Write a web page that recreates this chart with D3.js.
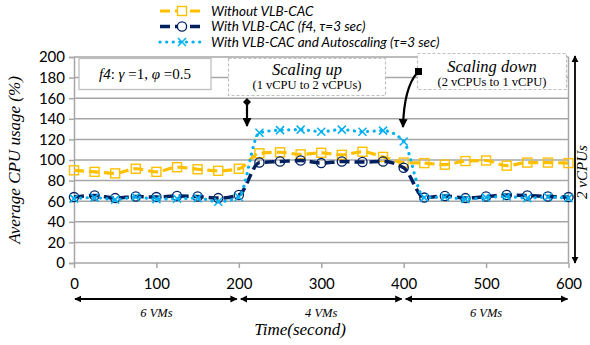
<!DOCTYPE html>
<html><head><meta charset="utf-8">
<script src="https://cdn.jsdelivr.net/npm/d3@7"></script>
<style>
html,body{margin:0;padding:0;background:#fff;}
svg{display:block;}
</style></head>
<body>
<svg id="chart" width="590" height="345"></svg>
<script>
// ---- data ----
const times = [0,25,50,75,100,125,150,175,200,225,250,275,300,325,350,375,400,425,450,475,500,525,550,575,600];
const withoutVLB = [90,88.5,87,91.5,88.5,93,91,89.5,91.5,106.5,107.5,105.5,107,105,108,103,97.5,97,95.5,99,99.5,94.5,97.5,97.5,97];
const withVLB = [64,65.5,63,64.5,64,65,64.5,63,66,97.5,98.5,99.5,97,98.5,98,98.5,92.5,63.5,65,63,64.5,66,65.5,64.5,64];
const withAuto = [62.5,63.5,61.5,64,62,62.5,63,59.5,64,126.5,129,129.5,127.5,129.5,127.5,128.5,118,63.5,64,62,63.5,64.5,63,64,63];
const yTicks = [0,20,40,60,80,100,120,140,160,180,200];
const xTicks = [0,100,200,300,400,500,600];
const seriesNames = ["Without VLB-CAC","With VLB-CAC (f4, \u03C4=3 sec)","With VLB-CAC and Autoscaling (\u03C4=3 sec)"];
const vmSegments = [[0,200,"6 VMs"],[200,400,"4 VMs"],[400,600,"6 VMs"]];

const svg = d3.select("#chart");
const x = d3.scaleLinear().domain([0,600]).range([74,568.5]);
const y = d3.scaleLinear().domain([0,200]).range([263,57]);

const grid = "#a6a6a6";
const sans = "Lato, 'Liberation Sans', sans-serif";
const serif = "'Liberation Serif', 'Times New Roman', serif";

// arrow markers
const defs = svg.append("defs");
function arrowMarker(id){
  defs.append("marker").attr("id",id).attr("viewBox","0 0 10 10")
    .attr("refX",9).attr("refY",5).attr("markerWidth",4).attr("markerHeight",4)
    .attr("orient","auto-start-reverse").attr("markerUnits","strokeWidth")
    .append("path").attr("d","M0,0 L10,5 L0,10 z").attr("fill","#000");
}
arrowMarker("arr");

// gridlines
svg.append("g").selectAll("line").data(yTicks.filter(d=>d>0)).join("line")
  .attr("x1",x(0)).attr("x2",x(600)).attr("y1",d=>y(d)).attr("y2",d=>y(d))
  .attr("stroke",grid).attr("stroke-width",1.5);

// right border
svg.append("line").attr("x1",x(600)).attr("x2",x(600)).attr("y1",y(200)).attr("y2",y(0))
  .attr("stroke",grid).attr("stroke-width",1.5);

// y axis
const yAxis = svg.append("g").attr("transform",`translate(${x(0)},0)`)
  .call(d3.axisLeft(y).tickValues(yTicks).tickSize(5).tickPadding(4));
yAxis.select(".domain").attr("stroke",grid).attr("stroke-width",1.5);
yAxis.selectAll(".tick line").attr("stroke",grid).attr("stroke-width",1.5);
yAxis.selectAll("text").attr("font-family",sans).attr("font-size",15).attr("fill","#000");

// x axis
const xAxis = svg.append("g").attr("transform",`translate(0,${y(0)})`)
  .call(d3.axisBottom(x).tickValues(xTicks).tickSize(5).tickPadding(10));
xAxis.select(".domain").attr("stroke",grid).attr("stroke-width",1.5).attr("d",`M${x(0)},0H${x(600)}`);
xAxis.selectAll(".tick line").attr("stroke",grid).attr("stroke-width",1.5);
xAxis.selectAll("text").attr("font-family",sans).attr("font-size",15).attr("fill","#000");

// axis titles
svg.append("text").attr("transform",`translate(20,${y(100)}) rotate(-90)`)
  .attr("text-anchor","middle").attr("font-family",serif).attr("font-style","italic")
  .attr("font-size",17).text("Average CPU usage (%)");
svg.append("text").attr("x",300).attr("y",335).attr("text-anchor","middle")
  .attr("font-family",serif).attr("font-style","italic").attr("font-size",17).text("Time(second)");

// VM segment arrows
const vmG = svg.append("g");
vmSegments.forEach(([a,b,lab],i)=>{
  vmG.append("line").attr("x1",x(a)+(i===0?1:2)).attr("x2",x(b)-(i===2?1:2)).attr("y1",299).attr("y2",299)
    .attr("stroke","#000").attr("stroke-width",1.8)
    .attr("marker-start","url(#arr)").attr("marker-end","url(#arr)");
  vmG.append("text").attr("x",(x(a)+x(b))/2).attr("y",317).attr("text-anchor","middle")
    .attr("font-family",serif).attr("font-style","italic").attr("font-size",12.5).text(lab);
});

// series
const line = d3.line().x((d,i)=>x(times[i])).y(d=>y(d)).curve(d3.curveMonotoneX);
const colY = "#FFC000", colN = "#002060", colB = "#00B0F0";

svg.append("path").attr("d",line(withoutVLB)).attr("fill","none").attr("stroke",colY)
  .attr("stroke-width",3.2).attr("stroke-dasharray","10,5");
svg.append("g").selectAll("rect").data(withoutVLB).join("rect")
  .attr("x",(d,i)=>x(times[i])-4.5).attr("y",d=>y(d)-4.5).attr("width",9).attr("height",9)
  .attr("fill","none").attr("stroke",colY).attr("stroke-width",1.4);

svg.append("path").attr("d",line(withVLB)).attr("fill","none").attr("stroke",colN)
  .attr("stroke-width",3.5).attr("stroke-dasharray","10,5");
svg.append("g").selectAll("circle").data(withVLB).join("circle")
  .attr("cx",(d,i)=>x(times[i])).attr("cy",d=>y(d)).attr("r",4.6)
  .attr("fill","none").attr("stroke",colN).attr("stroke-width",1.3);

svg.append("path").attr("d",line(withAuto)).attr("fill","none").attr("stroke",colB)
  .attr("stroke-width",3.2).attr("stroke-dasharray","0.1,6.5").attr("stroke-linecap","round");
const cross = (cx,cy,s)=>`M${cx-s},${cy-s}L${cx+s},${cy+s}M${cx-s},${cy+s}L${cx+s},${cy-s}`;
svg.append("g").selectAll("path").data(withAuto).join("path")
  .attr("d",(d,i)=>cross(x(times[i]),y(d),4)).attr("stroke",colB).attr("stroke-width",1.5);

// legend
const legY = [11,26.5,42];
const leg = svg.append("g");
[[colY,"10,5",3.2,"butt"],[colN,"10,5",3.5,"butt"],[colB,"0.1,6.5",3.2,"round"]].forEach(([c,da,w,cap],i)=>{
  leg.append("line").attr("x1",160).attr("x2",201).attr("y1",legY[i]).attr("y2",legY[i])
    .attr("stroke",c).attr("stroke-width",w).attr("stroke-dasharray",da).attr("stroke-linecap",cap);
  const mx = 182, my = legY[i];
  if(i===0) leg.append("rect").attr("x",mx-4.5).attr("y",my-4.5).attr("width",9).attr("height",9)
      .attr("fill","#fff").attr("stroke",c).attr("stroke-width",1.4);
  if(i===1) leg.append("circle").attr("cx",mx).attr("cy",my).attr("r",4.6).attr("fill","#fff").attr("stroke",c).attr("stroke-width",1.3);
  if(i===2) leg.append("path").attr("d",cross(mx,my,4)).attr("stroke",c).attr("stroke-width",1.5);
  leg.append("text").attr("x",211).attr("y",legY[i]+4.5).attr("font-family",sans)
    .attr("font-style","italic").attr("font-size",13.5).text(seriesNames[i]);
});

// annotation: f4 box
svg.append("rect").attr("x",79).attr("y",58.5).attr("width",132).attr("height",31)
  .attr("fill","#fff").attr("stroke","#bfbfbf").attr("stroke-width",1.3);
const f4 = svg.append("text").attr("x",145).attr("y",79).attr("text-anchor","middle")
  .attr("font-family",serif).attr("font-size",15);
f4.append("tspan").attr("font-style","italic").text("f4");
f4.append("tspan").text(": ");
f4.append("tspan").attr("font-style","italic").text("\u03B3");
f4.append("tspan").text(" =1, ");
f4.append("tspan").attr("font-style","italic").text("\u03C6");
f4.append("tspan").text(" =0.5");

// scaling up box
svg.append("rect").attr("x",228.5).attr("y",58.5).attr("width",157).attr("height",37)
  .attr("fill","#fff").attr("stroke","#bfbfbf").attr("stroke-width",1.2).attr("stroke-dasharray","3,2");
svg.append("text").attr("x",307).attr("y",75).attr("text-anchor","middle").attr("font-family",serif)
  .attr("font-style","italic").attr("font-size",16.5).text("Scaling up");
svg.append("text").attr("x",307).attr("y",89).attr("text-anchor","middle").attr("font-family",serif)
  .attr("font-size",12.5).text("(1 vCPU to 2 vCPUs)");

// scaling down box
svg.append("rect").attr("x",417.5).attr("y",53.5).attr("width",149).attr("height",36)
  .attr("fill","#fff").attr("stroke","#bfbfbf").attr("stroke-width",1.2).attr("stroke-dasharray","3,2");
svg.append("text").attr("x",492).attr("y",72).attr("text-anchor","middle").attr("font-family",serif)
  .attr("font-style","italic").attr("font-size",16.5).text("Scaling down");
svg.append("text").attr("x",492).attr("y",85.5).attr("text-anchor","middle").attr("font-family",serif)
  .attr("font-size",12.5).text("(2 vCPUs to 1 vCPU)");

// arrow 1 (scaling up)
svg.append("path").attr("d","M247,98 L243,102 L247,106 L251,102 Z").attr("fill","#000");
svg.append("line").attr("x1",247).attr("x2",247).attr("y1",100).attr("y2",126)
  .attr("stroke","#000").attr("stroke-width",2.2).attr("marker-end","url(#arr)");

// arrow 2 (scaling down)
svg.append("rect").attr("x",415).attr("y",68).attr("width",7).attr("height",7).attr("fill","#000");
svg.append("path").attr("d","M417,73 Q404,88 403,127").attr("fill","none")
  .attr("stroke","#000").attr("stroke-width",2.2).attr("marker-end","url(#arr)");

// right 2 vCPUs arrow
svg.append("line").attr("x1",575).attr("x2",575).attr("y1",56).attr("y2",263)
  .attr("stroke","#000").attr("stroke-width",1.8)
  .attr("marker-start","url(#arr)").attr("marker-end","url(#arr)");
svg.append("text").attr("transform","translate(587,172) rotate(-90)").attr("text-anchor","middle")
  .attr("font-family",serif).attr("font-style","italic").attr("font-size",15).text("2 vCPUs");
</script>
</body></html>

----

◆ What is required: State how many lines of the listing hold the string "chart"; reply with the number and nothing else.

◆ Task answer: 3